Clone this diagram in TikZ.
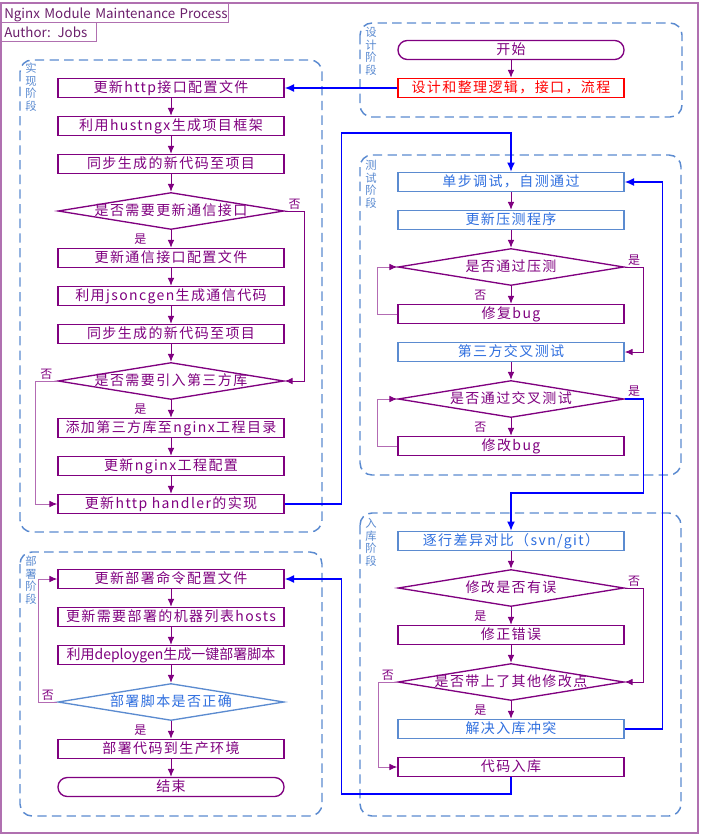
\documentclass[tikz,border=0pt]{standalone}
\usepackage{fontspec}
\newfontfamily\cjk[LetterSpace=10]{Noto Sans CJK SC}
\newfontfamily\cjkplain{Noto Sans CJK SC}
\usetikzlibrary{arrows.meta,positioning,calc,shapes.geometric}

\definecolor{flowpurple}{HTML}{800080}
\definecolor{lightpurple}{HTML}{B36BB3}
\definecolor{framepurple}{HTML}{B070B0}
\definecolor{titletext}{HTML}{6B1E6B}
\definecolor{boxblue}{HTML}{5B8BD0}
\definecolor{textblue}{HTML}{2F6FDF}
\definecolor{groupblue}{HTML}{5A8AD0}
\definecolor{linkblue}{HTML}{0000FF}

\begin{document}
\begin{tikzpicture}[
  x=0.75pt, y=-0.75pt,
  node distance=13.25pt,
  >=Latex,
  every node/.style={font=\cjk\fontsize{10.5}{12}\selectfont},
  box/.style={draw=flowpurple, text=flowpurple, line width=1pt, fill=white, minimum width=169.5pt, minimum height=14.25pt, inner xsep=2pt, inner ysep=0pt, text height=7.4pt, text depth=0pt},
  bluebox/.style={box, draw=boxblue, text=textblue},
  redbox/.style={box, draw=red, text=red},
  terminal/.style={box, rounded corners=7pt},
  decision/.style={box, diamond, aspect=6, inner sep=0pt, minimum height=27.75pt},
  titlebox/.style={draw=framepurple, line width=1pt, text=titletext, font=\cjkplain\fontsize{10}{12}\selectfont, inner xsep=2pt, inner ysep=0pt, minimum height=14.25pt, text height=7.4pt, text depth=0pt, align=left},
  phase/.style={draw=groupblue, line width=1.1pt, dash pattern=on 7pt off 4pt, rounded corners=9pt},
  phaselbl/.style={font=\cjkplain\fontsize{8.5}{9.4}\selectfont, text=groupblue, align=center, inner sep=0pt},
  lbl/.style={font=\cjkplain\fontsize{9}{10}\selectfont, text=flowpurple, inner sep=1pt},
  flow/.style={draw=flowpurple, line width=0.75pt, -{Latex[length=6pt,width=5pt]}},
  backflow/.style={flow, draw=lightpurple, -{Latex[length=6pt,width=5pt,color=flowpurple]}},
  link/.style={draw=linkblue, line width=1.1pt, -{Latex[length=7pt,width=6pt]}}
]
\useasboundingbox (0,0) rectangle (701,835);

% Cadre et titre
\draw[framepurple, line width=1.2pt] (1,3) rectangle (698,833);
\node[titlebox, text width=166.25pt, anchor=north west] (title) at (1,3) {\mbox{Nginx Module Maintenance Process}};
\node[titlebox, text width=67.25pt, anchor=north west] (author) at (1,22) {\mbox{Author: Jobs}};

% Phases
\draw[phase] (360,23) rectangle (682,117);
\draw[phase] (20,60) rectangle (322,532);
\draw[phase] (360,155) rectangle (681,475);
\draw[phase] (360,513) rectangle (681,816);
\draw[phase] (20,552) rectangle (322,816);
\node[phaselbl, anchor=north] (designlbl) at (371,27) {设\\计\\阶\\段};
\node[phaselbl, anchor=north] (implbl) at (31,63) {实\\现\\阶\\段};
\node[phaselbl, anchor=north] (testlbl) at (371,160) {测\\试\\阶\\段};
\node[phaselbl, anchor=north] (commitlbl) at (371,518) {入\\库\\阶\\段};
\node[phaselbl, anchor=north] (deploylbl) at (31,556) {部\\署\\阶\\段};

% Nodes (设计阶段)
\node[terminal] (start) at (511,50) {开始};
\node[redbox, below=of start] (design) {设计和整理逻辑，接口，流程};

% Nodes (实现阶段)
\node[box] (httpconf) at (171,88) {更新http接口配置文件};
\node[box, below=of httpconf] (hustngx) {利用hustngx生成项目框架};
\node[box, below=of hustngx] (sync1) {同步生成的新代码至项目};
\node[decision, below=of sync1] (needcomm) {是否需要更新通信接口};
\node[box, below=of needcomm] (commconf) {更新通信接口配置文件};
\node[box, below=of commconf] (jsoncgen) {利用jsoncgen生成通信代码};
\node[box, below=of jsoncgen] (sync2) {同步生成的新代码至项目};
\node[decision, below=of sync2] (needlib) {是否需要引入第三方库};
\node[box, below=of needlib] (addlib) {添加第三方库至nginx工程目录};
\node[box, below=of addlib] (nginxconf) {更新nginx工程配置};
\node[box, below=of nginxconf] (handler) {更新http handler的实现};

% Nodes (测试阶段)
\node[bluebox] (unittest) at (511,182) {单步调试，自测通过};
\node[bluebox, below=of unittest] (stressprog) {更新压测程序};
\node[decision, below=of stressprog] (passstress) {是否通过压测};
\node[box, below=of passstress] (fixbug) {修复bug};
\node[bluebox, below=of fixbug] (crosstest) {第三方交叉测试};
\node[decision, below=of crosstest] (passcross) {是否通过交叉测试};
\node[box, below=of passcross] (modbug) {修改bug};

% Nodes (入库阶段)
\node[bluebox] (diff) at (511,541) {逐行差异对比（svn/git）};
\node[decision, below=of diff] (haserr) {修改是否有误};
\node[box, below=of haserr] (fixerr) {修正错误};
\node[decision, below=of fixerr] (othermod) {是否带上了其他修改点};
\node[bluebox, below=of othermod] (conflict) {解决入库冲突};
\node[box, below=of conflict] (checkin) {代码入库};

% Nodes (部署阶段)
\node[box] (deployconf) at (171,579) {更新部署命令配置文件};
\node[box, below=of deployconf] (hosts) {更新需要部署的机器列表hosts};
\node[box, font=\cjkplain\fontsize{10.5}{12}\selectfont, below=of hosts] (deploygen) {利用deploygen生成一键部署脚本};
\node[decision, draw=boxblue, text=textblue, below=of deploygen] (scriptok) {部署脚本是否正确};
\node[box, below=of scriptok] (release) {部署代码到生产环境};
\node[terminal, below=of release] (end) {结束};

% Flèches (设计 -> 实现)
\draw[flow] (start) -- (design);
\draw[link] (design) -- (httpconf);

% Flèches (实现阶段)
\draw[flow] (httpconf) -- (hustngx);
\draw[flow] (hustngx) -- (sync1);
\draw[flow] (sync1) -- (needcomm);
\draw[flow] (needcomm) -- node[lbl, left=6mm]{是} (commconf);
\draw[flow] (commconf) -- (jsoncgen);
\draw[flow] (jsoncgen) -- (sync2);
\draw[flow] (sync2) -- (needlib);
\draw[flow] (needcomm.east) -- node[lbl, above]{否} ++(20,0) |- (needlib.east);
\draw[flow] (needlib) -- node[lbl, left=6mm]{是} (addlib);
\draw[flow] (addlib) -- (nginxconf);
\draw[flow] (nginxconf) -- (handler);
\draw[backflow] (needlib.west) -- node[lbl, above]{否} ++(-22,0) |- (handler.west);
\draw[link] (handler.east) -- ++(57,0) |- ($(unittest.north)+(0,-39)$) -- (unittest.north);

% Flèches (测试阶段)
\draw[flow] (unittest) -- (stressprog);
\draw[flow] (stressprog) -- (passstress);
\draw[flow] (passstress) -- node[lbl, left=6mm]{否} (fixbug);
\draw[backflow] (fixbug.west) -- ++(-20,0) |- (passstress.west);
\draw[flow] (passstress.east) -- node[lbl, above]{是} ++(19,0) |- (crosstest.east);
\draw[flow] (crosstest) -- (passcross);
\draw[flow] (passcross) -- node[lbl, left=6mm]{否} (modbug);
\draw[backflow] (modbug.west) -- ++(-20,0) |- (passcross.west);
\draw[link] (passcross.east) -- node[lbl, above]{是} ++(19,0) |- ($(diff.north)+(0,-38)$) -- (diff.north);

% Flèches (入库阶段)
\draw[flow] (diff) -- (haserr);
\draw[flow] (haserr) -- node[lbl, left=6mm]{是} (fixerr);
\draw[flow] (fixerr) -- (othermod);
\draw[flow] (haserr.east) -- node[lbl, above]{否} ++(19,0) |- (othermod.east);
\draw[flow] (othermod) -- node[lbl, left=6mm]{是} (conflict);
\draw[backflow] (othermod.west) -- node[lbl, above]{否} ++(-19,0) |- (checkin.west);
\draw[link] (conflict.east) -- ++(38,0) |- (unittest.east);
\draw[link] (checkin.south) -- ++(0,17) -| ($(deployconf.east)+(57,0)$) -- (deployconf.east);

% Flèches (部署阶段)
\draw[flow] (deployconf) -- (hosts);
\draw[flow] (hosts) -- (deploygen);
\draw[flow] (deploygen) -- (scriptok);
\draw[backflow] (scriptok.west) -- node[lbl, above]{否} ++(-19,0) |- (deployconf.west);
\draw[flow] (scriptok) -- node[lbl, left=6mm]{是} (release);
\draw[flow] (release) -- (end);

\end{tikzpicture}
\end{document}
***
■ **REQUEST**: Omit the pictures, then repeat exactly each line from the beginning of the listing through the line with "(0,0) rectangle (701,835);".

■ **THE REPLY**:
Clone this diagram in TikZ.
\documentclass[tikz,border=0pt]{standalone}
\usepackage{fontspec}
\newfontfamily\cjk[LetterSpace=10]{Noto Sans CJK SC}
\newfontfamily\cjkplain{Noto Sans CJK SC}
\usetikzlibrary{arrows.meta,positioning,calc,shapes.geometric}

\definecolor{flowpurple}{HTML}{800080}
\definecolor{lightpurple}{HTML}{B36BB3}
\definecolor{framepurple}{HTML}{B070B0}
\definecolor{titletext}{HTML}{6B1E6B}
\definecolor{boxblue}{HTML}{5B8BD0}
\definecolor{textblue}{HTML}{2F6FDF}
\definecolor{groupblue}{HTML}{5A8AD0}
\definecolor{linkblue}{HTML}{0000FF}

\begin{document}
\begin{tikzpicture}[
  x=0.75pt, y=-0.75pt,
  node distance=13.25pt,
  >=Latex,
  every node/.style={font=\cjk\fontsize{10.5}{12}\selectfont},
  box/.style={draw=flowpurple, text=flowpurple, line width=1pt, fill=white, minimum width=169.5pt, minimum height=14.25pt, inner xsep=2pt, inner ysep=0pt, text height=7.4pt, text depth=0pt},
  bluebox/.style={box, draw=boxblue, text=textblue},
  redbox/.style={box, draw=red, text=red},
  terminal/.style={box, rounded corners=7pt},
  decision/.style={box, diamond, aspect=6, inner sep=0pt, minimum height=27.75pt},
  titlebox/.style={draw=framepurple, line width=1pt, text=titletext, font=\cjkplain\fontsize{10}{12}\selectfont, inner xsep=2pt, inner ysep=0pt, minimum height=14.25pt, text height=7.4pt, text depth=0pt, align=left},
  phase/.style={draw=groupblue, line width=1.1pt, dash pattern=on 7pt off 4pt, rounded corners=9pt},
  phaselbl/.style={font=\cjkplain\fontsize{8.5}{9.4}\selectfont, text=groupblue, align=center, inner sep=0pt},
  lbl/.style={font=\cjkplain\fontsize{9}{10}\selectfont, text=flowpurple, inner sep=1pt},
  flow/.style={draw=flowpurple, line width=0.75pt, -{Latex[length=6pt,width=5pt]}},
  backflow/.style={flow, draw=lightpurple, -{Latex[length=6pt,width=5pt,color=flowpurple]}},
  link/.style={draw=linkblue, line width=1.1pt, -{Latex[length=7pt,width=6pt]}}
]
\useasboundingbox (0,0) rectangle (701,835);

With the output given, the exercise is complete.